- Exercise objective
Repeat everything from the first line of the listing below through the line that contains "(5,230) rectangle (905,267);", exactly. Leave out pictures.

- Raw data
▶

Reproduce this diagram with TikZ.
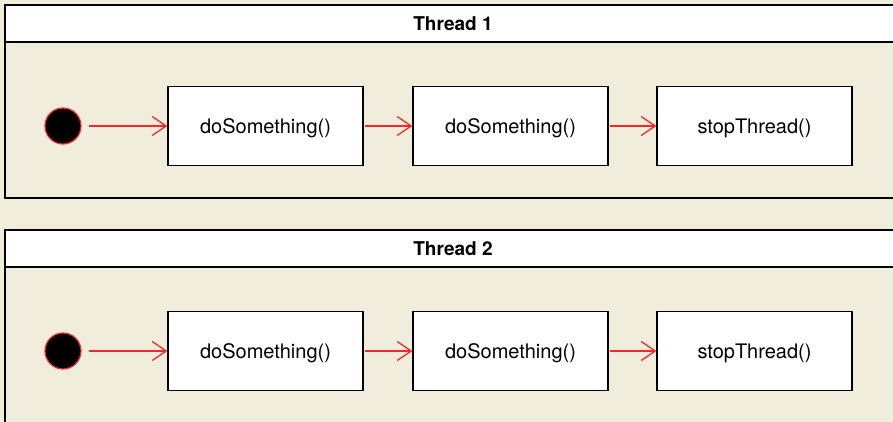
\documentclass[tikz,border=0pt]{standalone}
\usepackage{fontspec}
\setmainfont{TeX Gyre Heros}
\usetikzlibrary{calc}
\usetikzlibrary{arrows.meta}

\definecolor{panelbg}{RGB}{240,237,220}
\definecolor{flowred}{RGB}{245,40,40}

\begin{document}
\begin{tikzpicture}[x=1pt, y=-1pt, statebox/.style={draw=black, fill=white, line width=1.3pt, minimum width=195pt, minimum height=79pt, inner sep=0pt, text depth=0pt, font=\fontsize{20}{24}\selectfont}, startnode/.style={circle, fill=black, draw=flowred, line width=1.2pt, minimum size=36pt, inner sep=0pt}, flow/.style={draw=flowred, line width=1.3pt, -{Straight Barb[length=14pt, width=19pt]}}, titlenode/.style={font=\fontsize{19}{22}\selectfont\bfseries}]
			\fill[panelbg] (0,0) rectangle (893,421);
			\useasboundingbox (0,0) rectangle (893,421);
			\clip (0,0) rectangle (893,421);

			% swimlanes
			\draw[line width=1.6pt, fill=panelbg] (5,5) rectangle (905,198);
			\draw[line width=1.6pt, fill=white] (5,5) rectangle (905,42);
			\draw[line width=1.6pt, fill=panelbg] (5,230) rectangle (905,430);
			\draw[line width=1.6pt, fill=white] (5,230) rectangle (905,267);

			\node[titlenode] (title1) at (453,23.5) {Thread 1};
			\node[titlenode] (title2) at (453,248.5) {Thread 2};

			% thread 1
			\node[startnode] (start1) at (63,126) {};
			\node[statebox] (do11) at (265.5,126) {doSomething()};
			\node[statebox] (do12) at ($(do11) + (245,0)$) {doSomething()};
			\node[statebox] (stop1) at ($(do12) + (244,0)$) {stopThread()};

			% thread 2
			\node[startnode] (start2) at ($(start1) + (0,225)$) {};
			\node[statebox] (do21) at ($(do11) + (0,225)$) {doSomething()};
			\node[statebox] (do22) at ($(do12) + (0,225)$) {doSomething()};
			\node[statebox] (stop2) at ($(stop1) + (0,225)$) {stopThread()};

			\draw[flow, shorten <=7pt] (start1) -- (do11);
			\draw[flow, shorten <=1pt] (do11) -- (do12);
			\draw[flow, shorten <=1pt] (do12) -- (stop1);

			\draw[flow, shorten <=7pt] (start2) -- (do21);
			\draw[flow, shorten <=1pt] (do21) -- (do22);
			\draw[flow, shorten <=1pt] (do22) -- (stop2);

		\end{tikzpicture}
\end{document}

◀

- Exercise solution
Reproduce this diagram with TikZ.
\documentclass[tikz,border=0pt]{standalone}
\usepackage{fontspec}
\setmainfont{TeX Gyre Heros}
\usetikzlibrary{calc}
\usetikzlibrary{arrows.meta}

\definecolor{panelbg}{RGB}{240,237,220}
\definecolor{flowred}{RGB}{245,40,40}

\begin{document}
\begin{tikzpicture}[x=1pt, y=-1pt, statebox/.style={draw=black, fill=white, line width=1.3pt, minimum width=195pt, minimum height=79pt, inner sep=0pt, text depth=0pt, font=\fontsize{20}{24}\selectfont}, startnode/.style={circle, fill=black, draw=flowred, line width=1.2pt, minimum size=36pt, inner sep=0pt}, flow/.style={draw=flowred, line width=1.3pt, -{Straight Barb[length=14pt, width=19pt]}}, titlenode/.style={font=\fontsize{19}{22}\selectfont\bfseries}]
			\fill[panelbg] (0,0) rectangle (893,421);
			\useasboundingbox (0,0) rectangle (893,421);
			\clip (0,0) rectangle (893,421);

			% swimlanes
			\draw[line width=1.6pt, fill=panelbg] (5,5) rectangle (905,198);
			\draw[line width=1.6pt, fill=white] (5,5) rectangle (905,42);
			\draw[line width=1.6pt, fill=panelbg] (5,230) rectangle (905,430);
			\draw[line width=1.6pt, fill=white] (5,230) rectangle (905,267);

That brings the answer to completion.